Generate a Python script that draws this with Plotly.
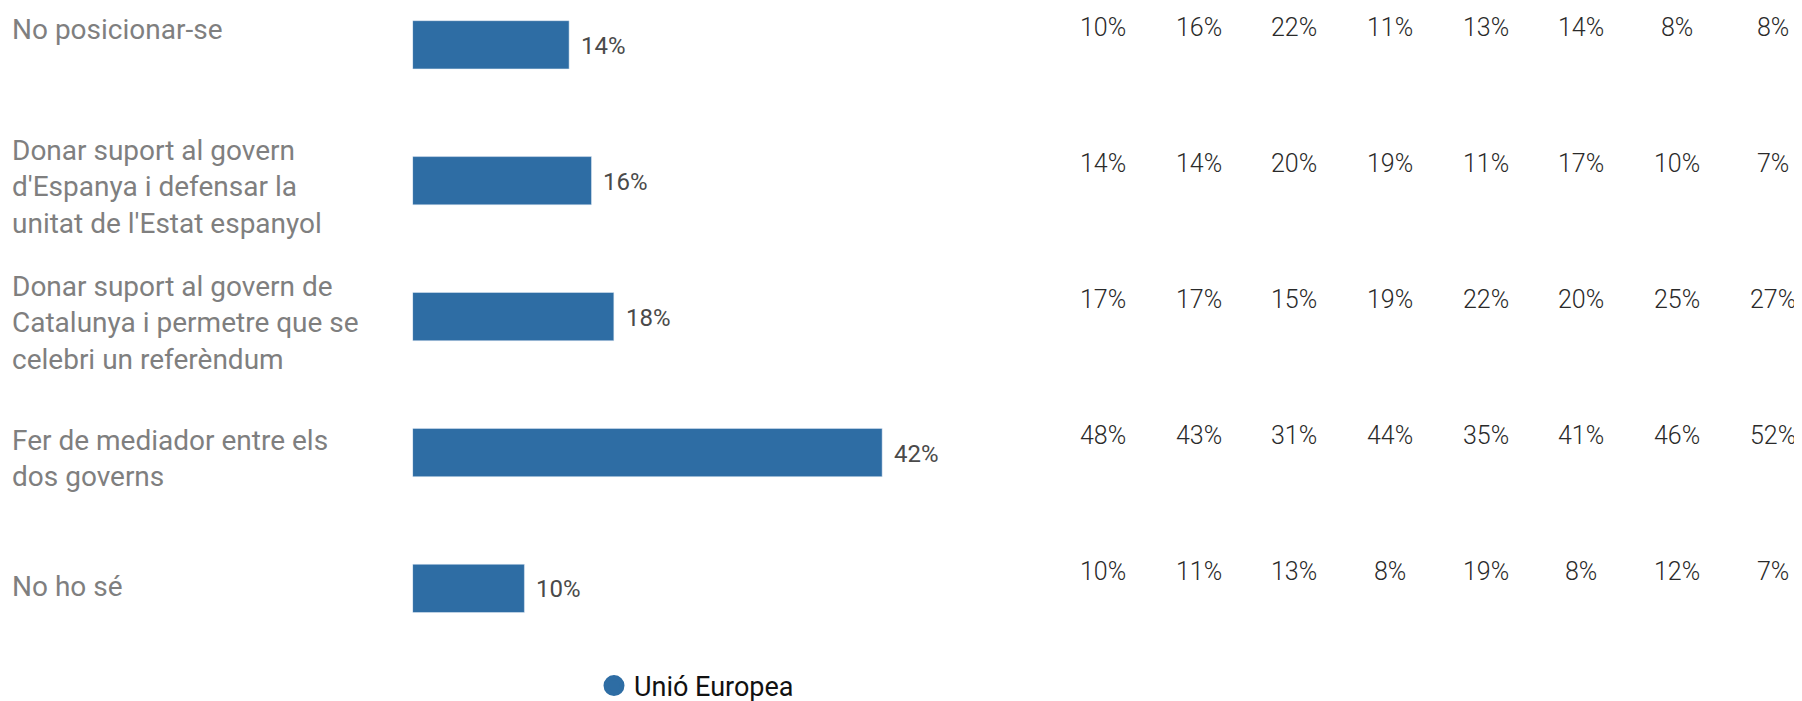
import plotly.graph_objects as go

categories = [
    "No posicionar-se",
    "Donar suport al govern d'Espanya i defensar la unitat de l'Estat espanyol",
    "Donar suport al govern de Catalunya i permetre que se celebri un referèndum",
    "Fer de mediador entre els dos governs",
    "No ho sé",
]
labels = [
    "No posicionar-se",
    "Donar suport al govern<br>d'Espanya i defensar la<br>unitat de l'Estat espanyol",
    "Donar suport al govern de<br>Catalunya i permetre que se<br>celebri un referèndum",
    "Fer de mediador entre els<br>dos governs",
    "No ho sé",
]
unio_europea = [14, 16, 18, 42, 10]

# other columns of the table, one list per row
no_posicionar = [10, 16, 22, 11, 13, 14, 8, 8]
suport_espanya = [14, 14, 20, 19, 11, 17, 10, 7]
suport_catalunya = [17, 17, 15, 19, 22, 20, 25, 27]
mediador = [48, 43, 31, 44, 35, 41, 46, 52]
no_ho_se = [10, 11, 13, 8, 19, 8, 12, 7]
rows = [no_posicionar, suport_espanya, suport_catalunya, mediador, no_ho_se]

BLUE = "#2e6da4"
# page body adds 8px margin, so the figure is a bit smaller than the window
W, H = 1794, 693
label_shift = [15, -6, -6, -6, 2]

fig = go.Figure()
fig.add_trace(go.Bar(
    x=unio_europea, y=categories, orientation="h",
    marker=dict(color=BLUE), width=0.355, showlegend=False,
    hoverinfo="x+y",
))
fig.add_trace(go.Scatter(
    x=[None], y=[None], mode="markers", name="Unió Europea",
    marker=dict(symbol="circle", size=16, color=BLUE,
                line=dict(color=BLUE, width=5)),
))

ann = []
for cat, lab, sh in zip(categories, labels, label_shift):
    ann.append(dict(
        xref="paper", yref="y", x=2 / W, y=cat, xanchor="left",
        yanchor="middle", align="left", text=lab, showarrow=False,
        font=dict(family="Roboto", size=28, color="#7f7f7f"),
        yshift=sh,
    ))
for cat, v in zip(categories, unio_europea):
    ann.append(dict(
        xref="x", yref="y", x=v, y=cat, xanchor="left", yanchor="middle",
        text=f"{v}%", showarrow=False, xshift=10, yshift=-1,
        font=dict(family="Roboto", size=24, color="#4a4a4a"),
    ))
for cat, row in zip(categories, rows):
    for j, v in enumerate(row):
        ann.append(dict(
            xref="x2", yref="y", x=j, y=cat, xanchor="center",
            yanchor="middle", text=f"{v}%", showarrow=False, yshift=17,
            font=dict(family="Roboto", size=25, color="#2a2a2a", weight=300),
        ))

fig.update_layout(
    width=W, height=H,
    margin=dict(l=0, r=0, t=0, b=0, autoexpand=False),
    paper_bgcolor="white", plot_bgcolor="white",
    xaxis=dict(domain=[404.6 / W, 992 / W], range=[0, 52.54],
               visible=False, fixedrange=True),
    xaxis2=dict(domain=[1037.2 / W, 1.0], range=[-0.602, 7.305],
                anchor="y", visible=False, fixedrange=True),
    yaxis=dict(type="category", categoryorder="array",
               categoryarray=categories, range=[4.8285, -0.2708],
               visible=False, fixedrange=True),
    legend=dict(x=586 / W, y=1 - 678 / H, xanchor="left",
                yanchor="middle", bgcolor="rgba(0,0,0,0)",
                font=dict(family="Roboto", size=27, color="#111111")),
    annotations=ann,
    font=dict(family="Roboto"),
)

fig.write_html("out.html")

→ **SET TASK**
Repeat only the lines between the start of the data and the line with "import plotly.graph_objects as go", including those two lines, and skip the pictures.

→ **OUTPUT BELOW**
Generate a Python script that draws this with Plotly.
import plotly.graph_objects as go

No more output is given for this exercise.